Testing incentives and unintended consequences

This complete farce should be ended now


Some secondary school pupils wishing to have time off school have realised that a dip in orange juice is all that is required to get a positive test result, which presumably comes about due to the acidity of the drink. The test works by antibodies binding to the virus particles with the final step being a colour change. Acidity bypasses the first steps releasing the colour in the absence of virus.

Test and Trace has introduced a £500 payment for people on low income who would lose income when having to self isolate, further incentivising those who wish to dodge school to fake test results. The payment is valid if a child has to self isolate because of a positive test in their class at school. Overall 60% of applications were rejected with a staggering 97% rejected by Gateshead council and 91% by Hackney.

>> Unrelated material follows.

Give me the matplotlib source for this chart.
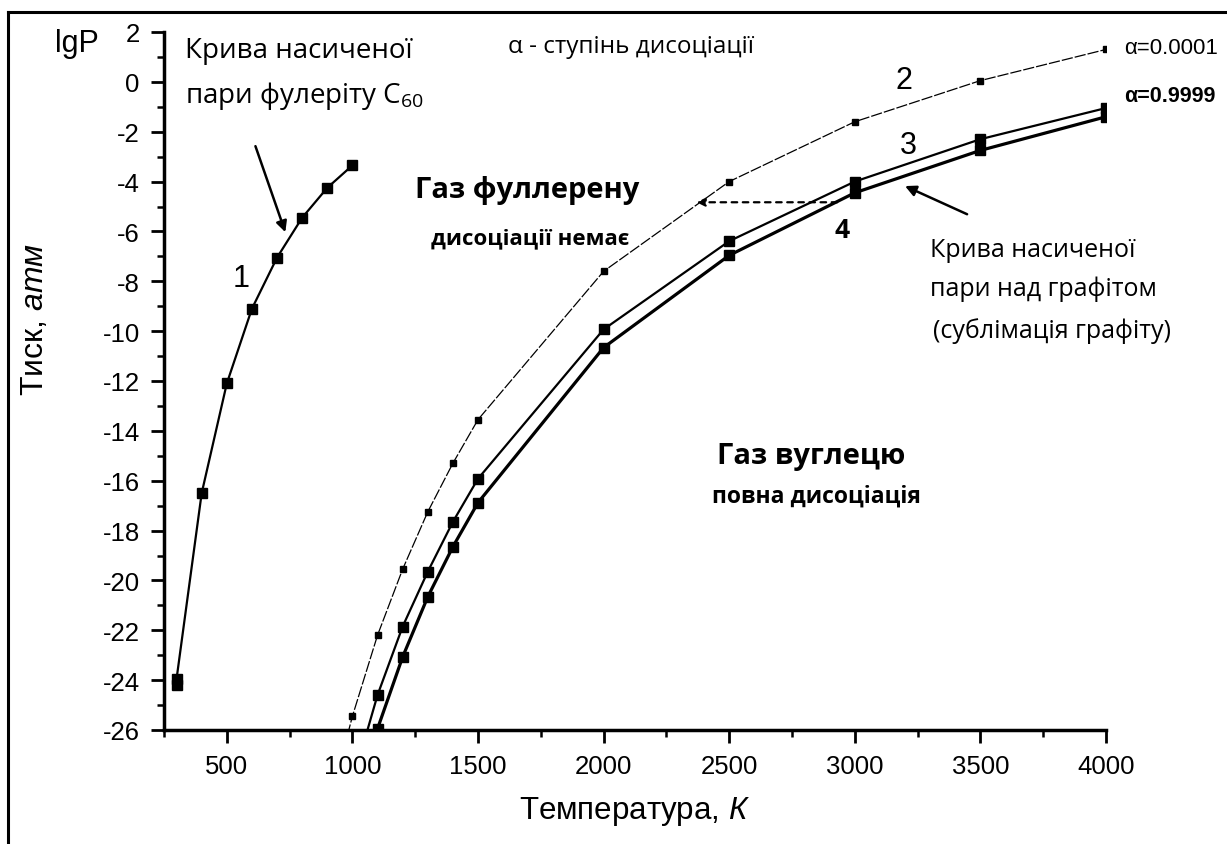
import matplotlib
matplotlib.use("Agg")
import matplotlib.pyplot as plt
from matplotlib.lines import Line2D
from matplotlib.ticker import MultipleLocator

plt.rcParams["font.family"] = ["Liberation Sans", "DejaVu Sans"]
plt.rcParams["axes.unicode_minus"] = False
plt.rcParams["mathtext.fontset"] = "custom"
plt.rcParams["mathtext.rm"] = "Open Sans"
plt.rcParams["mathtext.it"] = "Liberation Sans:italic"

# Saturated vapour of C60 fullerite (curve 1)
T_c60 = [300, 300, 400, 500, 600, 700, 800, 900, 1000]
lgP_c60 = [-24.2, -23.95, -16.5, -12.1, -9.1, -7.05, -5.45, -4.25, -3.35]

# Carbon gas curves: 2 - alpha=0.0001, 3 - alpha=0.9999, 4 - vapour over graphite
T_2 = [900, 1000, 1100, 1200, 1300, 1400, 1500, 2000, 2500, 3000, 3500, 4000]
lgP_2 = [-29.3, -25.45, -22.2, -19.55, -17.25, -15.3, -13.55, -7.6, -4.0, -1.6, 0.05, 1.3]

T_34 = [1000, 1100, 1200, 1300, 1400, 1500, 2000, 2500, 3000, 3500, 4000]
lgP_3 = [-28.1, -24.6, -21.85, -19.65, -17.65, -15.92, -9.93, -6.39, -4.0, -2.3, -1.05]
lgP_4 = [-29.6, -25.95, -23.07, -20.66, -18.65, -16.88, -10.66, -6.96, -4.45, -2.75, -1.4]

# Horizontal guide from the graphite curve to curve 2
guide_lgP = -4.83
guide_T = [2930, 2370]

W, H = 1227, 845
fig = plt.figure(figsize=(W / 100, H / 100), dpi=100)
fig.patch.set_facecolor("white")

ax = fig.add_axes([164 / W, 1 - 731 / H, (1106 - 164) / W, (731 - 33) / H])
ax.set_xlim(250, 4000)
ax.set_ylim(-26, 2)

ax.plot(T_c60, lgP_c60, color="black", lw=1.6, marker="s", ms=6.5, mfc="black", mec="black")
ax.plot(T_2, lgP_2, color="black", lw=0.9, ls=(0, (9, 1.6)), marker="s", ms=4, mfc="black", mec="black")
ax.plot(T_34, lgP_3, color="black", lw=1.6, marker="s", ms=6.5, mfc="black", mec="black")
ax.plot(T_34, lgP_4, color="black", lw=2.3, marker="s", ms=6.5, mfc="black", mec="black")

# dashed guide with arrowhead
ax.annotate("", xy=(guide_T[1], guide_lgP), xytext=(guide_T[0], guide_lgP),
            arrowprops=dict(arrowstyle="-|>", color="black", lw=1.6, ls=(0, (2.5, 2.5)),
                            mutation_scale=12, shrinkA=0, shrinkB=0))

# arrows pointing at the saturation curves
ax.annotate("", xy=(733, -6.03), xytext=(614, -2.58),
            arrowprops=dict(arrowstyle="-|>", color="black", lw=1.8,
                            mutation_scale=16, shrinkA=0, shrinkB=0))
ax.annotate("", xy=(3200, -4.18), xytext=(3447, -5.31),
            arrowprops=dict(arrowstyle="-|>", color="black", lw=1.8,
                            mutation_scale=16, shrinkA=0, shrinkB=0))

for side in ("top", "right"):
    ax.spines[side].set_visible(False)
for side in ("left", "bottom"):
    ax.spines[side].set_linewidth(2.5)

ax.xaxis.set_major_locator(MultipleLocator(500))
ax.xaxis.set_minor_locator(MultipleLocator(250))
ax.yaxis.set_major_locator(MultipleLocator(2))
ax.yaxis.set_minor_locator(MultipleLocator(1))
ax.set_xticks([500, 1000, 1500, 2000, 2500, 3000, 3500, 4000])
ax.tick_params(which="major", direction="out", length=9.5, width=2, labelsize=18.5, pad=8)
ax.tick_params(which="minor", direction="out", length=5, width=1.8)


def put(px, py, s, **kw):
    fig.text(px / W, 1 - py / H, s, **kw)


calib = ["Open Sans", "DejaVu Sans"]

# axis titles
put(634, 812, r"Температура, $\it{К}$", fontsize=22.5, ha="center", va="center")
put(35, 320, r"Тиск, $\it{атм}$", fontsize=23, ha="center", va="center", rotation=90)
put(77, 44, "lgP", fontsize=22, ha="center", va="center")

# curve numbers
put(241, 279, "1", fontsize=22, ha="center", va="center")
put(904, 81, "2", fontsize=22, ha="center", va="center")
put(908, 146, "3", fontsize=22, ha="center", va="center")
put(842, 231, "4", fontsize=19, ha="center", va="center", family=calib, weight="bold")

# annotations
put(185, 58, "Крива насиченої", fontsize=20, ha="left", va="baseline", family=calib)
put(185, 103, r"пари фулеріту С$_{60}$", fontsize=20, ha="left", va="baseline", family=calib)
put(631, 53, "α - ступінь дисоціації", fontsize=17.5, ha="center", va="baseline", family=calib)

put(527, 198, "Газ фуллерену", fontsize=21, ha="center", va="baseline", family=calib, weight="bold")
put(530, 244, "дисоціації немає", fontsize=16, ha="center", va="baseline", family=calib, weight="bold")
put(811, 464, "Газ вуглецю", fontsize=21, ha="center", va="baseline", family=calib, weight="bold")
put(816, 503, "повна дисоціація", fontsize=16.5, ha="center", va="baseline", family=calib, weight="bold")

put(930, 257, "Крива насиченої", fontsize=18, ha="left", va="baseline", family=calib)
put(930, 296, "пари над графітом", fontsize=18, ha="left", va="baseline", family=calib)
put(933, 338, "(сублімація графіту)", fontsize=18, ha="left", va="baseline", family=calib)

put(1124, 48, "α=0.0001", fontsize=16, ha="left", va="center")
put(1124, 97, "α=0.9999", fontsize=15.5, ha="left", va="center", weight="bold")

# outer frame (left and top edges)
fig.add_artist(Line2D([8 / W, 8 / W], [0, 1 - 13 / H], color="black", lw=2.2, transform=fig.transFigure))
fig.add_artist(Line2D([8 / W, 1], [1 - 13 / H, 1 - 13 / H], color="black", lw=2.2, transform=fig.transFigure))

fig.savefig("out.png", dpi=100)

Frankly, with the depressing end to term featuring cancelled exams, cancelled sports days and cancelled proms, it is hard not to sympathise with some manipulating the system. However, HART believes that school is good for kids, and kids are good for schools. The answer is not more testing, but less — or rather no — testing of school children. Not for nothing was Operation Moonshot described as a “misguided policy, unlikely to reduce transmission” in the British Medical Journal.

School children are only being subjected to a PCR test in the event that they have tested positive on a lateral flow test. This is not true for other age groups who will be tested by PCR regardless of any suspicion of infection. It is therefore hardly surprising that the positive PCR rate is higher in children than other age groups, given that every test is conducted on the basis of a suspected infection — and yet the higher positivity rate in children has been used to claim that children are driving the pandemic. The level of infection in schools is driven by community spread. Closing bubbles and shutting schools does not prevent community transmission. 

Michael Gove did not self isolate after being alerted by Test and Trace at the beginning of June. Instead he participated in a trial of daily testing. This is a complete farce, which should be ended now.

Conversely, testing at the nine pilot entertainment events involving 58,000 participants revealed only 28 positive tests of whom only 11 were thought to be infectious. This was much lower than predicted by the ONS, and although only 15% of attendees did the follow-up tests, there was no evidence of any related outbreak. Despite this, the results have not been used to permit the opening up of performing arts, which are still struggling with audiences at greatly reduced capacity.